Required task: Begin with the first line of the material and write out each line exactly, ending with the line that contains "return H - y". Pictures are not part of the copy.

(Records with drawing code)
◆ ◆ ◆ ◆ ◆ ◆ ◆

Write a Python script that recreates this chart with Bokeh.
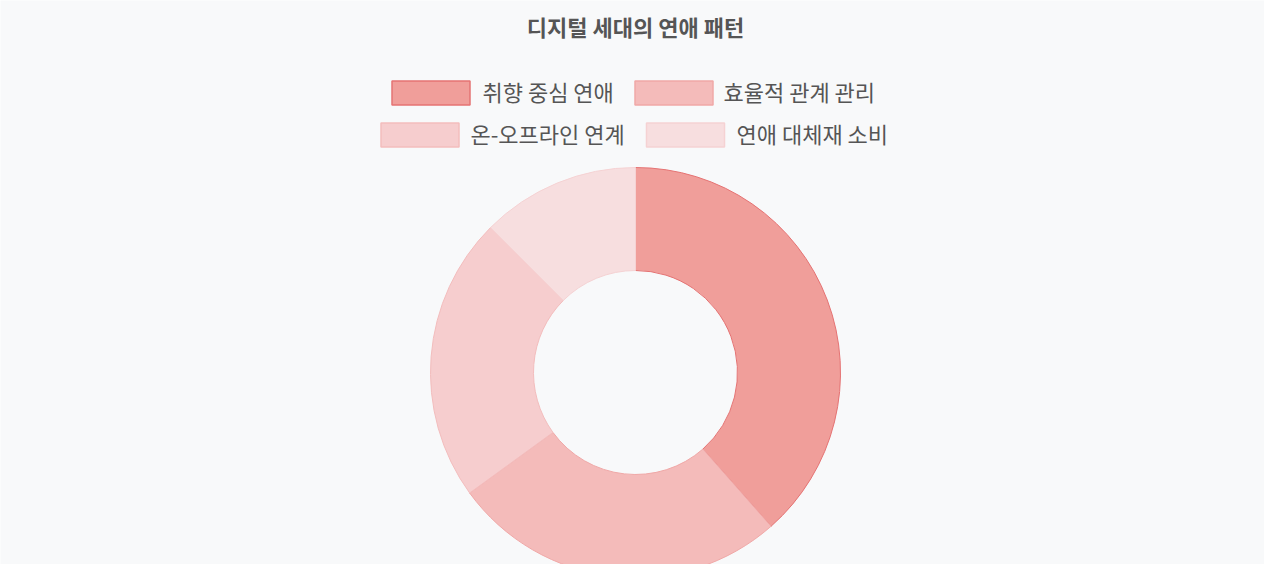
import math
from bokeh.plotting import figure
from bokeh.models import Range1d
from bokeh.core.properties import value
from bokeh.embed import file_html
from bokeh.resources import INLINE

title = "디지털 세대의 연애 패턴"
categories = ["취향 중심 연애", "효율적 관계 관리", "온-오프라인 연계", "연애 대체재 소비"]
shares = [38.5, 26.5, 22.5, 12.5]
fills = ["#F09E9A", "#F4BBBA", "#F6CDCE", "#F7DEDF"]
borders = ["#E57373", "#F0A8A7", "#F3BDBD", "#F5D2D3"]

W, H = 1264, 564
FONT = "Noto Sans CJK KR"

# layout is given in pixels from the top-left corner; flip y for data space
def py(y):
    return H - y

p = figure(width=W, height=H, output_backend="svg", toolbar_location=None,
           x_range=Range1d(0, W), y_range=Range1d(0, H),
           min_border=0, outline_line_color=None,
           background_fill_color="#F8F9FA", border_fill_color="#F8F9FA")
p.axis.visible = False
p.grid.visible = False

# donut, starting at 12 o'clock, going clockwise
total = sum(shares)
starts, ends = [], []
acc = 0.0
for s in shares:
    starts.append(math.pi / 2 - 2 * math.pi * acc / total)
    acc += s
    ends.append(math.pi / 2 - 2 * math.pi * acc / total)

cx, cy = 635, py(372)
p.annular_wedge(x=[cx] * 4, y=[cy] * 4, inner_radius=102, outer_radius=205,
                inner_radius_units="screen", outer_radius_units="screen",
                start_angle=starts, end_angle=ends, direction="clock",
                fill_color=fills, line_color=borders, line_width=1)

# title
p.text(x=[635], y=[py(25)], text=[title], text_align="center",
       text_baseline="middle", text_font=value(FONT), text_font_style="bold",
       text_font_size="22px", text_color="#555555")

# legend, two centred rows
box_x = [430.5, 673.5, 419.5, 685]
box_y = [92.5, 92.5, 134.5, 134.5]
label_x = [482, 723, 470, 736]
p.rect(x=box_x, y=[py(v) for v in box_y], width=78, height=24,
       width_units="screen", height_units="screen",
       fill_color=fills, line_color=borders, line_width=1.5)
p.text(x=label_x, y=[py(v - 2.5) for v in box_y], text=categories, text_align="left",
       text_baseline="middle", text_font=value(FONT), text_font_size="22px",
       text_color="#555555")

open("out.html", "w").write(file_html(p, INLINE))
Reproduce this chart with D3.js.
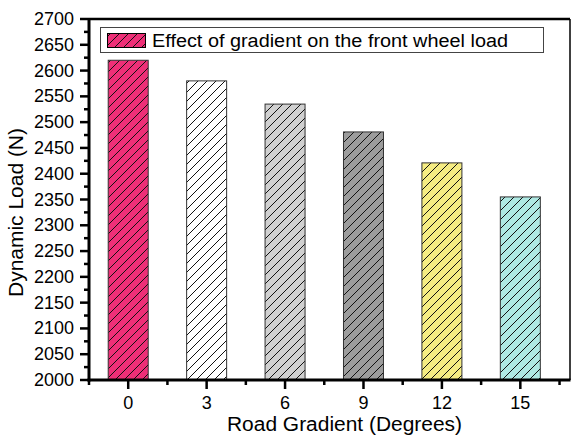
<!DOCTYPE html>
<html>
<head>
<meta charset="utf-8">
<script src="https://cdn.jsdelivr.net/npm/d3@7"></script>
<style>
  body { margin: 0; background: #fff; }
  svg { display: block; font-family: "Liberation Sans", Arial, sans-serif; }
</style>
</head>
<body>
<div id="chart"></div>
<script>
// donnees
var gradients = [0, 3, 6, 9, 12, 15];
var loads = [2620, 2580, 2535, 2481, 2421, 2355];
var barColors = ["#EE2F77", "#FFFFFF", "#D0D0D0", "#9C9C9C", "#F5EC82", "#AEE9E3"];
var yTicks = [2000, 2050, 2100, 2150, 2200, 2250, 2300, 2350, 2400, 2450, 2500, 2550, 2600, 2650, 2700];
var legendLabel = "Effect of gradient on the front wheel load";

var W = 572, H = 438;
var m = {left: 89, top: 19, right: 570, bottom: 380};

var svg = d3.select("#chart").append("svg").attr("width", W).attr("height", H);

var x = d3.scaleLinear().domain([-1.5, 16.9]).range([m.left, m.right]);
var y = d3.scaleLinear().domain([2000, 2700]).range([m.bottom, m.top]);
var barW = x(1.53) - x(0);

// motif hachure
var defs = svg.append("defs");
barColors.forEach(function (c, i) {
    var p = defs.append("pattern")
        .attr("id", "hatch" + i)
        .attr("patternUnits", "userSpaceOnUse")
        .attr("width", 9).attr("height", 9);
    p.append("rect").attr("width", 9).attr("height", 9).attr("fill", c);
    p.append("path")
        .attr("d", "M-2,2 L2,-2 M0,9 L9,0 M7,11 L11,7")
        .attr("stroke", "#111").attr("stroke-width", 1);
});

// barres
svg.append("g").selectAll("rect")
    .data(gradients)
    .join("rect")
    .attr("x", function (d) { return x(d) - barW / 2; })
    .attr("y", function (d, i) { return y(loads[i]); })
    .attr("width", barW)
    .attr("height", function (d, i) { return y(2000) - y(loads[i]); })
    .attr("fill", function (d, i) { return "url(#hatch" + i + ")"; })
    .attr("stroke", "#333")
    .attr("stroke-width", 1);

// cadre haut / droite
svg.append("line").attr("x1", m.left).attr("x2", m.right).attr("y1", m.top).attr("y2", m.top)
    .attr("stroke", "#000").attr("stroke-width", 2.5);
svg.append("line").attr("x1", m.right).attr("x2", m.right).attr("y1", m.top).attr("y2", m.bottom)
    .attr("stroke", "#000").attr("stroke-width", 1.5);

// axe Y
var yMinor = d3.range(2025, 2700, 50);
var gy = svg.append("g");
gy.selectAll(".maj").data(yTicks).join("line")
    .attr("x1", m.left - 9).attr("x2", m.left)
    .attr("y1", function (d) { return y(d); }).attr("y2", function (d) { return y(d); })
    .attr("stroke", "#000").attr("stroke-width", 2.5);
gy.selectAll(".min").data(yMinor).join("line")
    .attr("x1", m.left - 5).attr("x2", m.left)
    .attr("y1", function (d) { return y(d); }).attr("y2", function (d) { return y(d); })
    .attr("stroke", "#000").attr("stroke-width", 2.5);
gy.selectAll("text").data(yTicks).join("text")
    .attr("x", 74)
    .attr("y", function (d) { return y(d) + 6; })
    .attr("text-anchor", "end")
    .attr("font-size", "17.5px")
    .attr("fill", "#000")
    .attr("textLength", 40)
    .attr("lengthAdjust", "spacingAndGlyphs")
    .text(function (d) { return d; });
gy.append("line").attr("x1", m.left).attr("x2", m.left).attr("y1", m.top - 1).attr("y2", m.bottom + 1.5)
    .attr("stroke", "#000").attr("stroke-width", 3);

// axe X
var xMinor = d3.range(-1.5, 17, 3);
var gx = svg.append("g");
gx.selectAll(".maj").data(gradients).join("line")
    .attr("x1", function (d) { return x(d); }).attr("x2", function (d) { return x(d); })
    .attr("y1", m.bottom).attr("y2", m.bottom + 9)
    .attr("stroke", "#000").attr("stroke-width", 2.5);
gx.selectAll(".min").data(xMinor).join("line")
    .attr("x1", function (d) { return x(d); }).attr("x2", function (d) { return x(d); })
    .attr("y1", m.bottom).attr("y2", m.bottom + 5)
    .attr("stroke", "#000").attr("stroke-width", 2.5);
gx.selectAll("text").data(gradients).join("text")
    .attr("x", function (d) { return x(d); })
    .attr("y", 409)
    .attr("text-anchor", "middle")
    .attr("font-size", "18px")
    .attr("fill", "#000")
    .text(function (d) { return d; });
gx.append("line").attr("x1", m.left - 1.5).attr("x2", m.right + 0.5).attr("y1", m.bottom).attr("y2", m.bottom)
    .attr("stroke", "#000").attr("stroke-width", 3);

// titres
svg.append("text")
    .attr("x", 344.5).attr("y", 431)
    .attr("text-anchor", "middle")
    .attr("font-size", "20px")
    .attr("textLength", 235)
    .attr("lengthAdjust", "spacingAndGlyphs")
    .text("Road Gradient (Degrees)");
svg.append("text")
    .attr("transform", "translate(23,212.5) rotate(-90)")
    .attr("text-anchor", "middle")
    .attr("font-size", "20px")
    .attr("textLength", 169)
    .attr("lengthAdjust", "spacingAndGlyphs")
    .text("Dynamic Load (N)");

// legende
var lg = svg.append("g");
lg.append("rect").attr("x", 100.5).attr("y", 27.5).attr("width", 443).attr("height", 25)
    .attr("fill", "#fff").attr("stroke", "#444").attr("stroke-width", 1);
lg.append("rect").attr("x", 107.5).attr("y", 33.5).attr("width", 38).attr("height", 14)
    .attr("fill", "url(#hatch0)").attr("stroke", "#000").attr("stroke-width", 1);
lg.append("text").attr("x", 152).attr("y", 46.5)
    .attr("font-size", "18px")
    .attr("textLength", 356)
    .attr("lengthAdjust", "spacingAndGlyphs")
    .text(legendLabel);
</script>
</body>
</html>
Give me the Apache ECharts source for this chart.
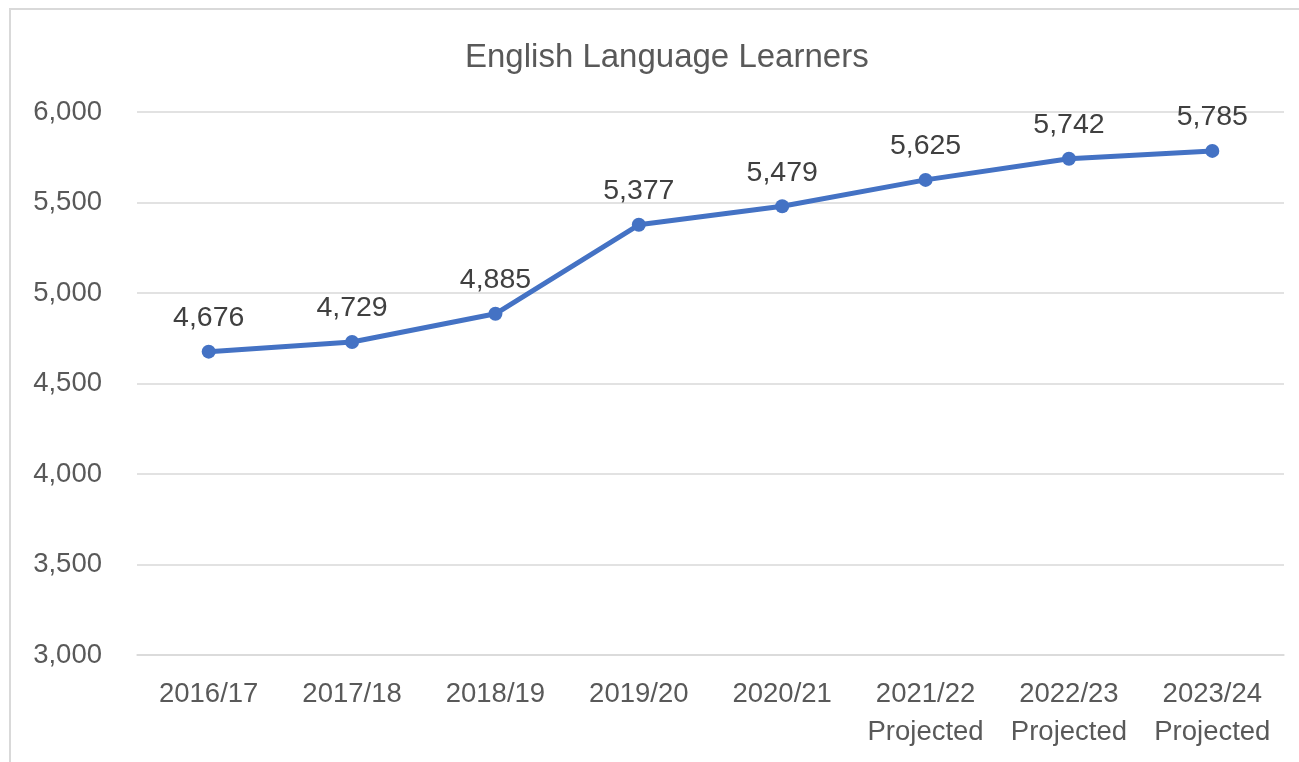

◆ ◆ ◆ ◆ ◆ ◆ ◆

Final result:
Write a Python script that recreates this chart with Bokeh.
import math
from bokeh.plotting import figure
from bokeh.models import Range1d
from bokeh.core.properties import value
from bokeh.embed import file_html
from bokeh.resources import INLINE

title = "디지털 세대의 연애 패턴"
categories = ["취향 중심 연애", "효율적 관계 관리", "온-오프라인 연계", "연애 대체재 소비"]
shares = [38.5, 26.5, 22.5, 12.5]
fills = ["#F09E9A", "#F4BBBA", "#F6CDCE", "#F7DEDF"]
borders = ["#E57373", "#F0A8A7", "#F3BDBD", "#F5D2D3"]

W, H = 1264, 564
FONT = "Noto Sans CJK KR"

# layout is given in pixels from the top-left corner; flip y for data space
def py(y):
    return H - y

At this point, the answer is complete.